BIOGRAPHY

Kim Anno is a painter, photographer, and film/video artist whose work has been collected and exhibited by museums nationally and internationally. Born in Los Angeles, Anno has had exhibitions and screenings at the University of Suffolk, England, 14th Annual New Media Festival, Seoul, Korea, Kala Art Institute,Berkeley, Goethe Institute in Johannesburg, the Durban Municipal Gallery, South Africa in the "Don't Panic Exhibition", Flux Projects, Atlanta, Marcia Wood Gallery in Atlanta, 6 channel video installation, Windows Project, Atlanta, Sky Dive Gallery, Houston, San Francisco Asian Art Museum, Patricia Sweetow Gallery in San Francisco, Seeline Gallery in Los Angeles, Patricia Correia Gallery, Santa Monica, Sue Scott Gallery, NY, Site Santa Fe Biennale: One Night Stand in New Mexico, the King's Art Center, California Retrospective, the Varnosi Museum in Hungary, DC Dusseldorf International Expo (Germany), Pulse, Miami, and the Berkeley Art Museum, the Denison University Museum, and Noel Art Museum. Anno's work was recently acquired by the Berkeley Art Museum, and the Crocker Art Museum. Recipient of the  Wallace Alexander Gerbode Foundation Purchase Award and the Eureka Foundation's Fleishhaker Fellowship, Anno has been a professor at the California College of the Arts since 1996. She was recently awarded a fellowship by the Zellerbach Foundation and the Open Circle Foundation in 2012-13 as well as a Sustainable Arts residency at Kala Art Institute in support of her new interdisciplinary work. In Fall 2014 Anno was a recipient of a Berkeley Film Foundation Award and published her second artists' book with the poet Anne Carson.

Her recent interests and expertise has been in the intersection of art and science, particularly in aesthetic issues surrounding climate change, water,and adaptation. She is currently at work on "¡Quba!", her first feature documentary film, as well as "90 Miles From Paradise" film about adaptation to sea level rise for both southern Florida and Havana, Cuba. In 2018, she is also making "Water City, Ipswich" a short film in her on-going series: Men and Women in Water Cities.
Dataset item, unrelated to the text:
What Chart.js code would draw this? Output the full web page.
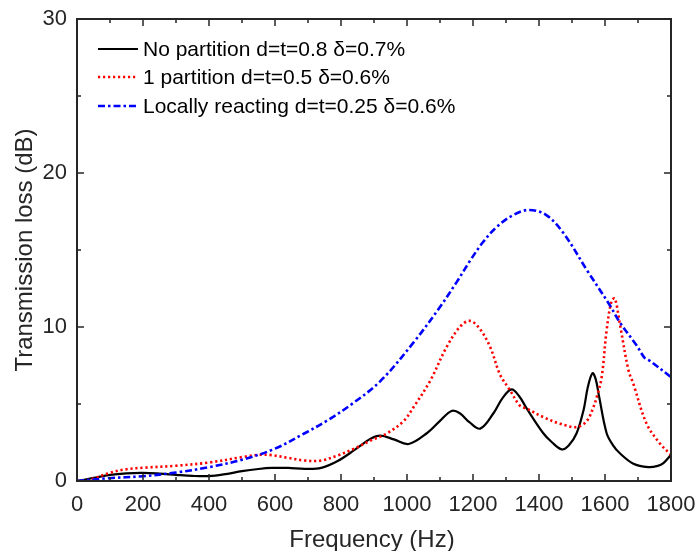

The influence of abstraction and abstracting something remains prominent in Anno's practice, with resulting work that remains "open, playful, and engaged with a difficult ephemeral beauty." Anno collaborates with other artists and musicians, integrating video, sculpture, sound, and interactivity in performative installations such as Jose Navarrete, Debby Kajiyama. Her photographs have been published in Harper’s Magazine, AreaParis magazine, Artpapers, Sierra Magazine,and Viz Journal from the University of California, Santa Cruz. Anno's work has been collected by SFMOMA, Berkeley Art Museum, Honolulu Academy of Fine Art Museum, Brooklyn Museum, Crocker Museum of Art, Oakland Museum, Columbia University Library, University of Texas, Austin, Getty Research Institute, Goethe Institute, among others.